Using the 68-95-99.7 rule, we know about 95% of the values fall within two standard deviations \((\pm 2\) \(Z\)-score) of the mean. That means that 5% of values fall beyond a \(Z\) score of \(\pm 2\), or 2.5% in each direction. We only want the right-tail (probability above \(Z=2\), so 2.5%).

s_plot + stat_function(fun = dnorm,
                       args = list(mean = 500, sd = 100),
                       geom = "area",
                       xlim = c(700,900), 
                       fill = "#e64173")

Z + stat_function(fun = dnorm,
                  geom = "area",
                  xlim = c(2,4), 
                  fill = "#e64173")

Part D

What is the probability of getting at most a 700?

We saw in Part C that the area to the right of \(Z=2\) is 2.5%, so the remaining 97.5% falls to the left of \(Z=2\).

s_plot + stat_function(fun = dnorm,
                       args = list(mean = 500, sd = 100),
                       geom = "area", xlim = c(100,700), 
                       fill = "#e64173")

Z + stat_function(fun = dnorm,
                  geom = "area",
                  xlim = c(-4,2), 
                  fill = "#e64173")

Part E

What is the probability of getting exactly a 500?

This is a trick question! For a continuous random variable, the probability of any one specific value is 0.

Question 6

Redo problem 5 by using the pnorm() command in R.

Hint: This function has four arguments:

  1. the value of the random variable
  2. the mean of the distribution
  3. the sd of the distribution
  4. lower.tail TRUE or FALSE.

Look back to the graphs of the pdfs in Question 5 to visualize what we are looking for.

pnorm converts \(X\) to \(Z\) and takes the standard normal cdf, \(\Phi\) of a variable, i.e.

\[\Phi(k)=P(Z \leq k)\]

That means, it calculates the probability of everything up to (to the left of) that value on the pdf. So, if you want to calculate the area between values \(j\) and \(k\), you need to take the cdf of the larger number and subtract the cdf of the smaller number:

\[P(j \leq Z \leq k) = \Phi(k)-\Phi(j)\]

Part A

In this case (in \(Z\)-scores):

\[P(-1 \leq Z \leq 1) = \Phi(1)-\Phi(-1)\]

pnorm(600, mean = 500, sd = 100, lower.tail = TRUE) - pnorm(400, mean = 500, sd = 100, lower.tail = TRUE)
[1] 0.6826895

Part B

In this case (in \(Z\)-scores):

\[P(-2 \leq Z \leq 2) = \Phi(2)-\Phi(-2)\]

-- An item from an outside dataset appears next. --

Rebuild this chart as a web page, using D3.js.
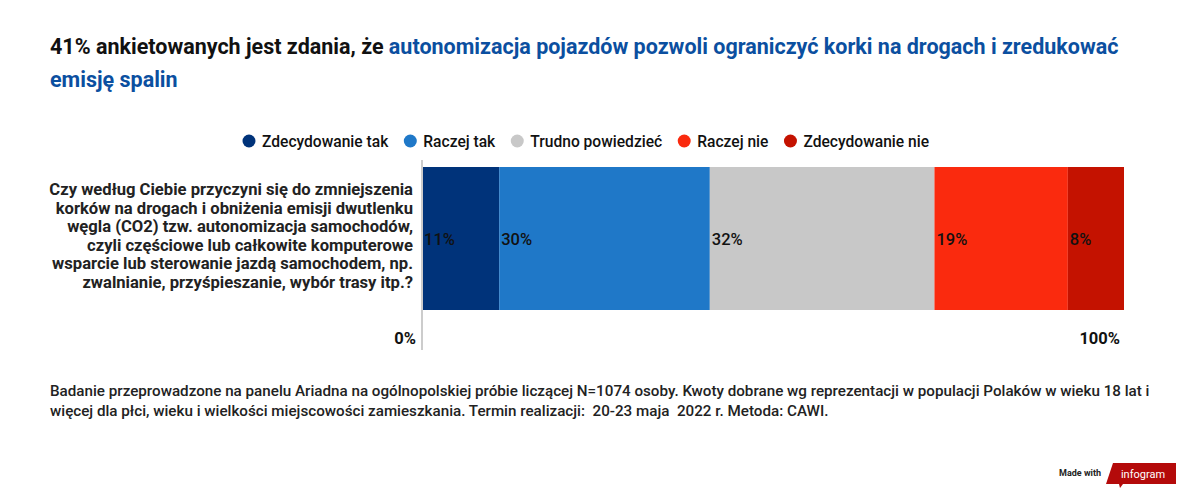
<!DOCTYPE html>
<html><head><meta charset="utf-8">
<script src="https://cdn.jsdelivr.net/npm/d3@7"></script>
<style>body{margin:0;background:#fff;font-family:Roboto,sans-serif}</style>
</head><body><svg id="chart" width="1200" height="497"></svg>
<script>
const categories = ["Zdecydowanie tak", "Raczej tak", "Trudno powiedzieć", "Raczej nie", "Zdecydowanie nie"];
const values = [11, 30, 32, 19, 8];
const colors = ["#00337a", "#1f78c8", "#c8c8c8", "#fa2a0e", "#c41200"];
const question = ["Czy według Ciebie przyczyni się do zmniejszenia", "korków na drogach i obniżenia emisji dwutlenku",
  "węgla (CO2) tzw. autonomizacja samochodów,", "czyli częściowe lub całkowite komputerowe",
  "wsparcie lub sterowanie jazdą samochodem, np.", "zwalnianie, przyśpieszanie, wybór trasy itp.?"];

const svg = d3.select("#chart");

// title
const title = svg.append("text").attr("font-size", 21.5).attr("font-weight", 700);
title.append("tspan").attr("x", 50).attr("y", 54).attr("fill", "#111").text("41% ankietowanych jest zdania, że ");
title.append("tspan").attr("fill", "#0b4fa0").text("autonomizacja pojazdów pozwoli ograniczyć korki na drogach i zredukować");
svg.append("text").attr("x", 50).attr("y", 87).attr("font-size", 21.5).attr("font-weight", 700)
  .attr("fill", "#0b4fa0").text("emisję spalin");

// legend
const legend = svg.append("g").attr("font-size", 15.6).attr("font-weight", 500);
let lx = 249;
categories.forEach((c, i) => {
  const g = legend.append("g").attr("transform", `translate(${lx},141)`);
  g.append("circle").attr("r", 6.5).attr("fill", colors[i]);
  const t = g.append("text").attr("x", 13).attr("y", 5.5).attr("fill", "#111").text(c);
  lx += 13 + t.node().getComputedTextLength() + 22;
});

// scale
const x = d3.scaleLinear().domain([0, 100]).range([422, 1124]);
const y0 = 167, bh = 143;

let acc = 0;
const stack = values.map(v => { const s = acc; acc += v; return {s, e: acc, v}; });

svg.append("g").selectAll("rect").data(stack).join("rect")
  .attr("x", d => x(d.s)).attr("width", d => x(d.e) - x(d.s))
  .attr("y", y0).attr("height", bh).attr("fill", (d, i) => colors[i]);

svg.append("g").selectAll("text").data(stack).join("text")
  .attr("x", d => x(d.s) + 2).attr("y", y0 + bh / 2 + 6)
  .attr("font-size", 16.5).attr("font-weight", 500).attr("fill", "#111")
  .text(d => d.v + "%");

svg.append("line").attr("x1", x(0)).attr("x2", x(0)).attr("y1", 160).attr("y2", 350)
  .attr("stroke", "#ccc").attr("stroke-width", 2);

svg.append("text").attr("x", x(0) - 6).attr("y", 344).attr("text-anchor", "end")
  .attr("font-size", 16.5).attr("font-weight", 700).attr("fill", "#111").text("0%");
svg.append("text").attr("x", x(100) - 4).attr("y", 344).attr("text-anchor", "end")
  .attr("font-size", 16.5).attr("font-weight", 700).attr("fill", "#111").text("100%");

svg.append("g").selectAll("text").data(question).join("text")
  .attr("x", 413).attr("y", (d, i) => 195 + i * 18.5).attr("text-anchor", "end")
  .attr("font-size", 16.6).attr("font-weight", 700).attr("fill", "#222").text(d => d);

// footer
const note = ["Badanie przeprowadzone na panelu Ariadna na ogólnopolskiej próbie liczącej N=1074 osoby. Kwoty dobrane wg reprezentacji w populacji Polaków w wieku 18 lat i",
  "więcej dla płci, wieku i wielkości miejscowości zamieszkania. Termin realizacji:  20-23 maja  2022 r. Metoda: CAWI."];
svg.append("g").selectAll("text").data(note).join("text")
  .attr("x", 50).attr("y", (d, i) => 396 + i * 20).attr("font-size", 15.2).attr("font-weight", 500)
  .attr("fill", "#222").attr("xml:space", "preserve").text(d => d);

svg.append("text").attr("x", 1101).attr("y", 476).attr("text-anchor", "end")
  .attr("font-size", 9).attr("font-weight", 700).attr("fill", "#222").text("Made with");
svg.append("path").attr("d", "M1113,463 L1176,463 L1176,484 L1123,484 L1120,488 L1119,484 L1106,484 Z").attr("fill", "#b40a0a");
svg.append("text").attr("x", 1143).attr("y", 478).attr("text-anchor", "middle")
  .attr("font-size", 11).attr("fill", "#fff").text("infogram");
</script></body></html>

pnorm(700, mean = 500, sd = 100, lower.tail = TRUE) - pnorm(300, mean = 500, sd = 100, lower.tail = TRUE)
[1] 0.9544997

Part C

In this case (in \(Z\)-scores):

\[P(Z \geq 2) = 1-P(Z \leq 2) = 1- \Phi(2)\]

1- pnorm(700, mean = 500, sd = 100, lower.tail = TRUE)
[1] 0.02275013

Part D

In this case (in \(Z\)-scores):

\[P(Z \leq 2) = \Phi(2)\]

pnorm(700, mean = 500, sd = 100, lower.tail = TRUE)
[1] 0.9772499

We can see that the 68-95-99.7 rule is close, but not exactly equal to the true probabilities of \(Z\). As such, it’s just a good rule of thumb!

Knit and Submit!

When you are done, click the Render button. Based on the current yaml header format: html, this will currently produce an html webpage, which should automatically open for your review.

Notice in the Files pane in R Studio (by default, the lower right one), there should now be a document called 01-problem-set.html (or if you changed the filename) ending in .html. This is the webpage, so you can find this file on your computer (or download it from Rstudio.cloud with by clicking on the checkmark box in front of the file in the Files page and then going to More -> Export... to download the file to your computer) and send this file.

If you want to make a PDF, install the package “tinytex” and run the following code to install a LaTeX distribution:

Then delete the lines in the yaml header that say format: html: self-contained: TRUE, and add a simple line that says format: pdf . Clicking Render will now produce a PDF, show it, and save it as a new file in the Files pane.

Either way, send me your output file, html or pdf (or, if you like, word) so long as it shows the input and output code of every chunk. I have set it by default to do this, with echo: true in the yaml header.

Don’t forget to add your name to the author part of the header!